BY JAMES BURGER Californian staff writer firstname.lastname@example.org
Paul M. Benz of Benz Sanitation will pay a $2.375 million fine and leave the company he started in 1974 after pleading guilty Thursday to lying about the source of trash his company dumped in Kern County landfills to avoid millions of dollars in fees.
As part of a plea agreement with the office of California Attorney General Kamala Harris, Benz admitted that for four years he accepted residential and commercial trash from nearly 1,500 residents and businesses in Los Angeles County, doctored records to show the trash came from Kern County and dumped it in the county landfill in Tehachapi.
The fraud allowed him to avoid paying dumping fees to either Kern County or Los Angeles County, law enforcement officials said.
But in a written statement Thursday, Benz claimed that local governments with which he has fought civil court battles resorted to a bogus criminal assault against him to pressure him out of business.
He hoped, he wrote, that the judicial system would "intervene in preventing the abuse of power which has transpired."
But that didn't happen, he stated, and he decided to enter a guilty plea.
"For the health of my wife, my entire family, and those who have been unfairly accused of wrongdoing in this situation, I have decided to forgo this fight, although it is against my nature of standing up for what I believe," he wrote. "I look forward to moving on with my life absent of the turmoil these last few years have brought."
The Ridgecrest Police Department discovered the fraud in December, according to court records.
The discovery came after the city of Ridgecrest terminated its trash hauling contract with Benz Sanitation and immediately experienced a 40 percent reduction in the amount of trash being hauled to the landfill.
Ridgecrest police followed Benz Sanitation trucks to the company's trash sorting center in Tehachapi and an investigation ensued.
Kern County Waste Management Director Doug Landon said Benz is allowed to bring Los Angeles trash to the "materials recovery facility" where recyclables are separated from garbage. Any trash left over from the process, he said, would need to go back to Los Angeles.

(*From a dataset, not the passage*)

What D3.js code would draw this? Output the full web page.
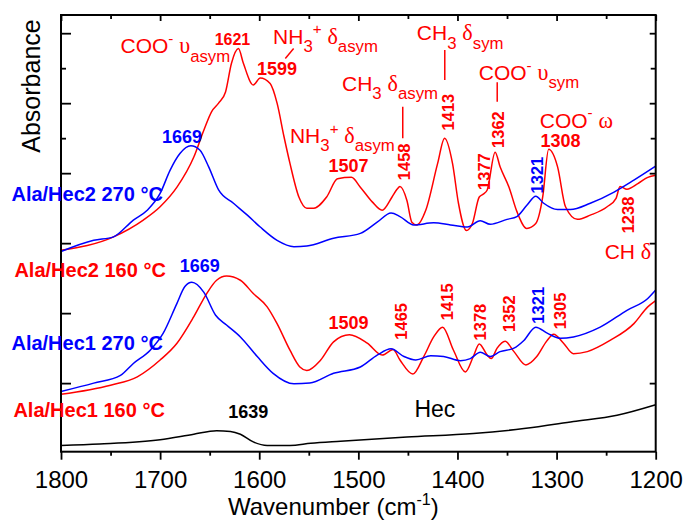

Yet surveillance of the facility showed that all of the trash that left the sorting facility for a landfill went to Kern County's Tehachapi landfill.
Anyone who dumps out-of-county trash -- or commercial refuse from Kern -- in a Kern County landfill must pay a $42.25 per ton "tipping" fee. In Los Angeles the fee for dumping is $58 a ton.
Benz shorted Kern County nearly $2 million, according to the attorney general's news release.
"My understanding is Benz will pay substantial restitution (to the county of Kern) for the use of that landfill," Landon said.
Benz Sanitation offices in Tehachapi were raided by Ridgecrest police, Kern County sheriff's deputies and FBI agents on March 12. Criminal charges against Paul Benz were filed later.
Landon said Kern County will re-examine its relationship with Benz Sanitation and consider policies to deal with the trash hauler, which serves east Kern County communities including Boron, California City, Mojave, Rosamond and Tehachapi.
As part of the plea deal, Paul Benz agreed to accept felony probation, the press release from the attorney general stated.
"To prevent future illegal conduct, Benz Sanitation will place GPS trackers on all vehicles to provide location data to Kern County," the release said. "County officials will randomly audit the company's records, will review weight tickets in the company's scale house, and barcode all vehicles by route."
But Landon said those control measures may not be enough.
"We've got a lot to digest here and work up options to bring back to the board. From the county's perspective as far as controls or contractual changes, I'm not sure those are the last of it," he said. "The county has a lot of work to do quickly."
Landon said he isn't concerned about other haulers that contract with the county because, unlike Benz, they do not have trash sorting centers.
Their trucks, unlike Benz's, can easily be tracked from where they pick up garbage to where they drop it off, he said.